Bishop of The Evangelical Lutheran Church in Jordan and the Holy Land

Dr. Sani Ibrahim "Barhoum" Azar (ساني ابراهيم عازر June 22, 1961) is the fourth Bishop of the Evangelical Lutheran Church in Jordan and the Holy Land.

==Biography==
Azar is a product of The Evangelical Lutheran Schools in Palestine, graduating from The Evangelical Lutheran School of Bethlehem in 1979. Azar earned his theology degree from LMU Munich, Germany in 1987. He speaks fluent German as a second language. His first language is Arabic. His Master's thesis was, “The History of the Evangelical Mission in the 19th and 20th Century.” He was ordained March 25, 1988, and elected to be the incoming bishop in January 2017. Azar served as pastor of the Evangelical Lutheran Church of the Redeemer in the Old City, Jerusalem for 30 years. In 2023, Azar was awarded Doctorate of Divinity honoris causa from the United Lutheran Seminary.

Before becoming the pastor of Redeemer, Azar served as youth pastor and president of the ELCJHL Synod.

===Early life===
Azar was born on 22 June 1961 in Lebanon to Mr. Charlie Azar originally from Jaffa and Mrs. Jihan Azar, originally from Nazareth. His father was a deacon with the Bethel order of German deacons. His father was the House Father at the Schneller School in Lebanon and at the Boarding School of the Evangelical Lutheran School in Bethlehem and Beit Jala. Azar was greatly influenced by his father's diaconal work with their people in Palestine. Azar attributes his respect for missions and diakonia to his two aunts who were among the first Palestinian deaconesses in the Lutheran church in Palestine. His aunts also worked with youth in the Lutheran schools during Azar's childhood. Later, when Azar was called to pursue ordained ministry, he went to Germany to study and became fluent in the German language.

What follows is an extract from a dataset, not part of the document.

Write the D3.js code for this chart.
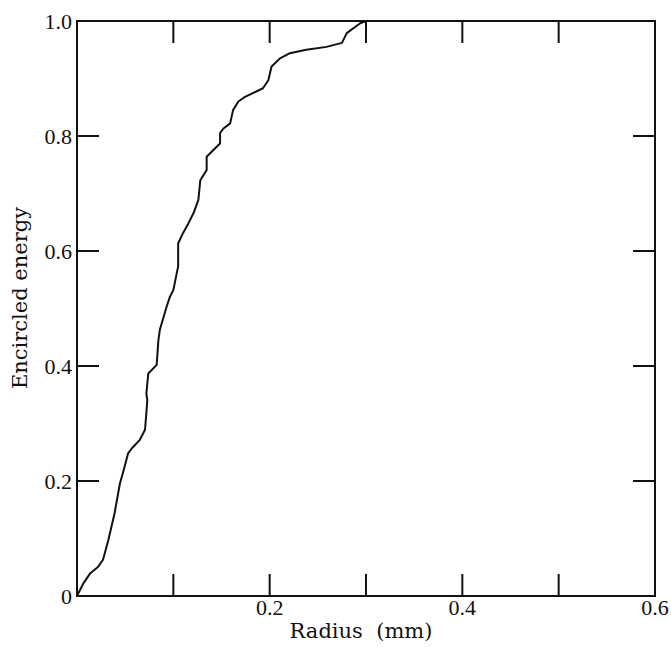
<!DOCTYPE html>
<html>
<head>
<meta charset="utf-8">
<script src="https://cdn.jsdelivr.net/npm/d3@7"></script>
<style>
  body { margin: 0; background: #fff; }
  text { fill: #111; }
  .num { font-family: "Liberation Serif", serif; font-size: 22px; }
  .title { font-family: "DejaVu Serif", serif; font-size: 21px; }
</style>
</head>
<body>
<div id="chart"></div>
<script>
// radius (mm) and encircled energy
var radius = [0, 0.0066, 0.0135, 0.022, 0.027, 0.0325, 0.039, 0.0446, 0.048, 0.053, 0.057,
  0.065, 0.0706, 0.072, 0.073, 0.072, 0.074, 0.0827, 0.0845, 0.086, 0.093, 0.0966, 0.100,
  0.1035, 0.105, 0.105, 0.110, 0.1156, 0.121, 0.126, 0.128, 0.1346, 0.1346, 0.140, 0.1485,
  0.1485, 0.152, 0.159, 0.162, 0.1675, 0.1744, 0.193, 0.1986, 0.202, 0.2107, 0.221, 0.238,
  0.259, 0.275, 0.280, 0.294, 0.300]
var energy = [0, 0.022, 0.039, 0.051, 0.063, 0.097, 0.144, 0.196, 0.216, 0.248, 0.257,
  0.271, 0.289, 0.318, 0.341, 0.352, 0.387, 0.402, 0.445, 0.463, 0.503, 0.521, 0.532,
  0.561, 0.573, 0.613, 0.631, 0.648, 0.666, 0.689, 0.723, 0.741, 0.764, 0.773, 0.787,
  0.805, 0.813, 0.822, 0.845, 0.860, 0.868, 0.883, 0.897, 0.921, 0.935, 0.944, 0.950,
  0.955, 0.962, 0.979, 0.996, 1.0]

var xTicks = [0.1, 0.2, 0.3, 0.4, 0.5]
var xLabels = [0.2, 0.4, 0.6]
var yTicks = [0, 0.2, 0.4, 0.6, 0.8, 1.0]

var margin = {top: 21, right: 16, bottom: 51, left: 77}
var width = 671 - margin.left - margin.right
var height = 647 - margin.top - margin.bottom

var x = d3.scaleLinear().domain([0, 0.6]).range([0, width])
var y = d3.scaleLinear().domain([0, 1]).range([height, 0])

var svg = d3.select("#chart").append("svg")
    .attr("width", 671)
    .attr("height", 647)

var g = svg.append("g")
    .attr("transform", "translate(" + margin.left + "," + margin.top + ")")

// frame
g.append("rect")
    .attr("width", width)
    .attr("height", height)
    .attr("fill", "none")
    .attr("stroke", "#111")
    .attr("stroke-width", 2)

var tickLen = 22

// x ticks, inward on bottom and top
g.selectAll(".xtb").data(xTicks).enter().append("line")
    .attr("x1", d => x(d)).attr("x2", d => x(d))
    .attr("y1", height).attr("y2", height - tickLen)
    .attr("stroke", "#111").attr("stroke-width", 2)
g.selectAll(".xtt").data(xTicks).enter().append("line")
    .attr("x1", d => x(d)).attr("x2", d => x(d))
    .attr("y1", 0).attr("y2", tickLen)
    .attr("stroke", "#111").attr("stroke-width", 2)

// y ticks, inward on left and right
g.selectAll(".ytl").data(yTicks.slice(1, 5)).enter().append("line")
    .attr("x1", 0).attr("x2", tickLen)
    .attr("y1", d => y(d)).attr("y2", d => y(d))
    .attr("stroke", "#111").attr("stroke-width", 2)
g.selectAll(".ytr").data(yTicks.slice(1, 5)).enter().append("line")
    .attr("x1", width).attr("x2", width - tickLen)
    .attr("y1", d => y(d)).attr("y2", d => y(d))
    .attr("stroke", "#111").attr("stroke-width", 2)

// tick labels
g.selectAll(".xl").data(xLabels).enter().append("text")
    .attr("class", "num")
    .attr("x", d => x(d))
    .attr("y", height + 19)
    .attr("text-anchor", "middle")
    .text(d => d3.format(".1f")(d))

g.selectAll(".yl").data(yTicks).enter().append("text")
    .attr("class", "num")
    .attr("x", -5)
    .attr("y", d => y(d) + 8)
    .attr("text-anchor", "end")
    .text(d => d === 0 ? "0" : d3.format(".1f")(d))

// axis titles
g.append("text")
    .attr("class", "title")
    .attr("x", 284)
    .attr("y", height + 42)
    .attr("text-anchor", "middle")
    .attr("xml:space", "preserve")
    .text("Radius  (mm)")

g.append("text")
    .attr("class", "title")
    .attr("transform", "translate(-50,277) rotate(-90)")
    .attr("text-anchor", "middle")
    .text("Encircled energy")

// the curve
var pts = radius.map((r, i) => [r, energy[i]])
var line = d3.line().x(d => x(d[0])).y(d => y(d[1]))

g.append("path")
    .datum(pts)
    .attr("d", line)
    .attr("fill", "none")
    .attr("stroke", "#111")
    .attr("stroke-width", 2)
    .attr("stroke-linejoin", "round")
</script>
</body>
</html>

===Marriage and children===
In 1992 Azar married Nahla Elias, who is from Amman, Jordan and they have three daughters:
- Sally Azar (1996) completed her master's degree in theology at the Near East School of Theology in Beirut. Sally studied for an advanced theology degree in Germany. She was elected youth representative for the Lutheran World Federation (LWF) council in May 2017. Sally was ordained in January 2023, becoming the first female Palestinian pastor in the Holy Land.
- Sama Azar (2001) is currently studying to become a social worker and deacon in Bethel
- Jihan Azar (1994) is recently married and pursuing an advanced degree pharmaceutical studies in Cairo.

===Accomplishments and activities===
Azar serves on the board of The Near East School of Theology, the board of the Bethany Beyond the Jordan Baptismal Site, and is the President of the Lutheran Ecclesiastical Court. He also serves on The Department of Services to Palestinian Refugees (DSPR) a division of the Middle East Council of Churches, and the Housing Committee of the Augusta Victoria Hospital Lutheran World Federation board. In his service to the church, Azar has always been a member of the ELCJHL Church Council. He also is a board member of the Jerusalem Society of Berlin Missions and the Vice President of the Evangelical Lutheran German School of Talitha Kumi in Beit Jala.

Azar is the founder of the Day Care Center for the Elderly located next door to Redeemer Church.